I still can’t believe the book was such a hit - the writing was devoid of any style, humor or witticism and the storyline slim with glaring chronological and factual errors. Personally, I read it because of having nothing better to do on a 15 hour plane journey. The only part I could sympathize with was the frustration with professors who are inept at teaching, don’t really care about students and the very little constructive research that goes on there. Perhaps people liked it because it dissed IIT and IIT-ians so much ?

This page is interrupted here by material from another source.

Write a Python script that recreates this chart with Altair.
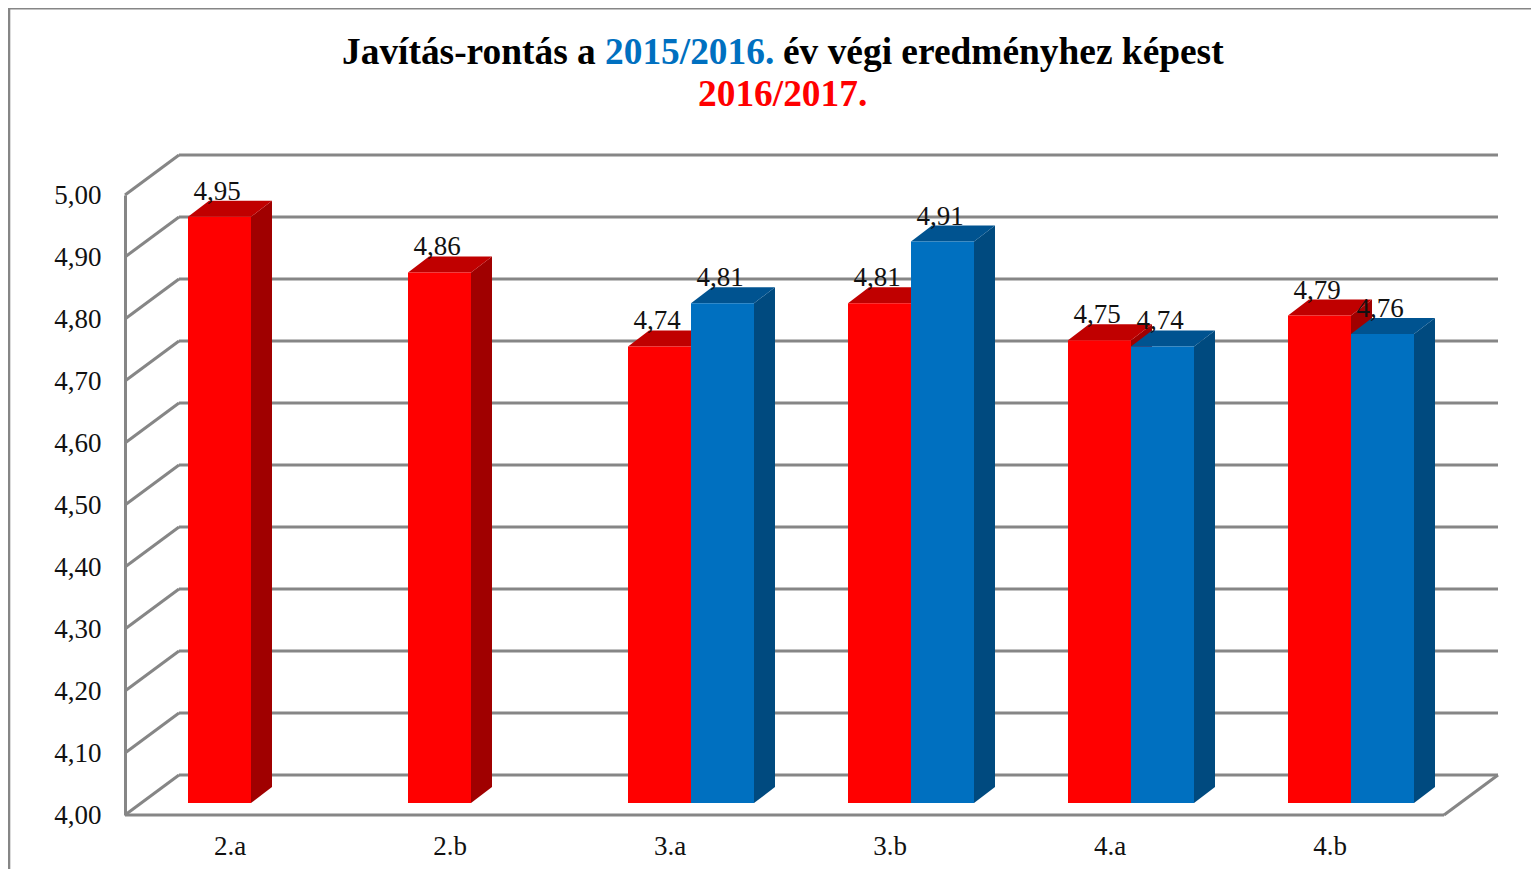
import altair as alt
import pandas as pd

# ---- values ----
categories = ["2.a", "2.b", "3.a", "3.b", "4.a", "4.b"]
series_2016_17 = [4.95, 4.86, 4.74, 4.81, 4.75, 4.79]
series_2015_16 = [None, None, 4.81, 4.91, 4.74, 4.76]
ticks = [4.0, 4.1, 4.2, 4.3, 4.4, 4.5, 4.6, 4.7, 4.8, 4.9, 5.0]

# ---- layout (page pixels, page margin 8) ----
W, H = 1523, 861
M = 8
FONT = "Liberation Serif"
GRID = "#868686"
RED = dict(front="#FF0000", side="#A00000", top="#C00000")
BLUE = dict(front="#0070C0", side="#004A7F", top="#005390")

x_scale = alt.Scale(domain=[0, W], range=[0, W])
wall_y = alt.Scale(domain=[4, 5], range=[815 - M, 195 - M])
bar_y = alt.Scale(domain=[4, 5], range=[803 - M, 186 - M])

WALL_LEFT, WALL_RIGHT = 125 - M, 1444 - M
WALL_DX, WALL_DY = 54, 40 / 620
BAR_W, BAR_DX, BAR_DY = 63, 21, 16 / 617
GROUP_0, GROUP_STEP = 251 - M, 220

# ---- walls ----
wall_rows = []
for t in ticks:
    wall_rows.append(dict(v=t, x=WALL_LEFT + WALL_DX, x2=WALL_RIGHT + WALL_DX, y=t + WALL_DY, y2=t + WALL_DY))
    wall_rows.append(dict(v=t, x=WALL_LEFT, x2=WALL_LEFT + WALL_DX, y=t, y2=t + WALL_DY))
wall_rows.append(dict(v=4.0, x=WALL_LEFT, x2=WALL_RIGHT, y=4.0, y2=4.0))
wall_rows.append(dict(v=4.0, x=WALL_RIGHT, x2=WALL_RIGHT + WALL_DX, y=4.0, y2=4.0 + WALL_DY))
walls_df = pd.DataFrame(wall_rows)

walls = alt.Chart(walls_df).mark_rule(color=GRID, strokeWidth=3).encode(
    x=alt.X("x:Q", scale=x_scale, axis=None),
    x2="x2:Q",
    y=alt.Y(
        "y:Q",
        scale=wall_y,
        axis=alt.Axis(
            values=ticks,
            title=None,
            grid=False,
            ticks=False,
            domain=True,
            domainColor=GRID,
            domainWidth=3,
            offset=-WALL_LEFT,
            labelPadding=24,
            labelFont=FONT,
            labelFontSize=27,
            labelColor="#111111",
            labelExpr="replace(format(datum.value, '.2f'), '.', ',')",
        ),
    ),
    y2="y2:Q",
)

# ---- bars ----
def bar_frames(values, slot):
    front, side, top = [], [], []
    for i, v in enumerate(values):
        if v is None:
            continue
        left = GROUP_0 + GROUP_STEP * i + (slot - 1) * BAR_W
        right = left + BAR_W
        key = f"{i}-{slot}"
        front.append(dict(key=key, x=left, x2=right, y=v, y2=4.0))
        side.append(dict(key=key, x=right, y=v, y2=4.0))
        side.append(dict(key=key, x=right + BAR_DX, y=v + BAR_DY, y2=4.0 + BAR_DY))
        top.append(dict(key=key, y=v, x=left, x2=right))
        top.append(dict(key=key, y=v + BAR_DY, x=left + BAR_DX, x2=right + BAR_DX))
    return pd.DataFrame(front), pd.DataFrame(side), pd.DataFrame(top)


def bar_layers(values, slot, colors):
    front, side, top = bar_frames(values, slot)
    side_mark = alt.Chart(side).mark_area(color=colors["side"], orient="vertical").encode(
        x=alt.X("x:Q", scale=x_scale, axis=None),
        y=alt.Y("y:Q", scale=bar_y, axis=None, stack=None),
        y2="y2:Q",
        detail="key:N",
    )
    top_mark = alt.Chart(top).mark_area(color=colors["top"], orient="horizontal").encode(
        y=alt.Y("y:Q", scale=bar_y, axis=None),
        x=alt.X("x:Q", scale=x_scale, axis=None, stack=None),
        x2="x2:Q",
        detail="key:N",
    )
    front_mark = alt.Chart(front).mark_rect(color=colors["front"]).encode(
        x=alt.X("x:Q", scale=x_scale, axis=None),
        x2="x2:Q",
        y=alt.Y("y:Q", scale=bar_y, axis=None),
        y2="y2:Q",
    )
    return [side_mark, top_mark, front_mark]


# ---- value labels ----
label_rows = []
for slot, values in ((0, series_2016_17), (1, series_2015_16)):
    for i, v in enumerate(values):
        if v is not None:
            cx = GROUP_0 + GROUP_STEP * i + (slot - 1) * BAR_W + BAR_W / 2 - 2.5
            label_rows.append(dict(x=cx, y=v, text=f"{v:.2f}".replace(".", ",")))
labels = alt.Chart(pd.DataFrame(label_rows)).mark_text(
    font=FONT, fontSize=27, color="#111111", align="center", baseline="alphabetic", dy=-17
).encode(
    x=alt.X("x:Q", scale=x_scale, axis=None),
    y=alt.Y("y:Q", scale=bar_y, axis=None),
    text="text:N",
)

# ---- category labels ----
cat_df = pd.DataFrame(
    {"cat": categories, "x": [GROUP_0 + GROUP_STEP * i - 21 for i in range(len(categories))]}
)
cats = alt.Chart(cat_df).mark_text(
    font=FONT, fontSize=27, color="#111111", align="center", baseline="alphabetic"
).encode(
    x=alt.X("x:Q", scale=x_scale, axis=None),
    y=alt.value(855 - M),
    text="cat:N",
)

# ---- frame ----
frame_top = alt.Chart(pd.DataFrame({"a": [0]})).mark_rule(color=GRID, strokeWidth=3).encode(
    x=alt.value(0), x2=alt.value(W), y=alt.value(0)
)
frame_left = alt.Chart(pd.DataFrame({"a": [0]})).mark_rule(color=GRID, strokeWidth=3).encode(
    x=alt.value(0.8), y=alt.value(0), y2=alt.value(H)
)

# ---- title ----
title_parts = [
    ("Javítás-rontás a", "#000000", 342, 64),
    ("2015/2016.", "#0070C0", 605, 64),
    ("év végi eredményhez képest", "#000000", 783, 64),
    ("2016/2017.", "#FF0000", 698, 106),
]
title_layers = [
    alt.Chart(pd.DataFrame({"t": [t]})).mark_text(
        font=FONT, fontSize=37.4, fontWeight="bold", color=c, align="left", baseline="alphabetic"
    ).encode(x=alt.value(px - M), y=alt.value(py - M), text="t:N")
    for t, c, px, py in title_parts
]

layers = [frame_top, frame_left, walls]
layers += bar_layers(series_2016_17, 0, RED)
layers += bar_layers(series_2015_16, 1, BLUE)
layers += [labels, cats] + title_layers

chart = alt.layer(*layers).resolve_scale(y="independent").properties(
    width=W,
    height=H,
    padding=0,
    background="white",
    autosize=alt.AutoSizeParams(type="none"),
).configure_view(stroke=None)

chart.save("out.html", embed_options={"renderer": "svg", "actions": False})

5-point someone was a badly written book, but its worth your time if you have nothing better to do (on a flight, train etc). I too read this book enroute to India. It did remind me of my days in IITB…brought back those fond memories. My guess is that only college going students will like this book..which is in itself a big audience in India. It could be one of those cult-classics in college campuses…not becuase of its writing..but becuase of its theme.
And by the way, what about the gruesome cover illustration of “One Night” ? Yuck.
I’m feeling more and more positive now about acquisitions earlier this year like Vandana Singh’s “Younguncle Comes to Town” (which is actually for kids) and the five books of Ashok Banker’s serial novel retelling of The Ramayana (very accessible).
By the way, did you guys livin it up over in Bombay happen to see NDTV’s “Just Books”? I was amazed to see actress Zohra Segal in the front row at a Khushwant Singh event (how old is she? 90? and she spoke well, totally in command of her faculties, I love her!) and Devyani Saltzman talking about her memoir “Shooting Water”.
I met her for an interview earlier this year along with her mother and Lisa Ray (doing the US press tour for the release of “Water” here) and I was impressed by how warm and intelligent and thoughtful she was.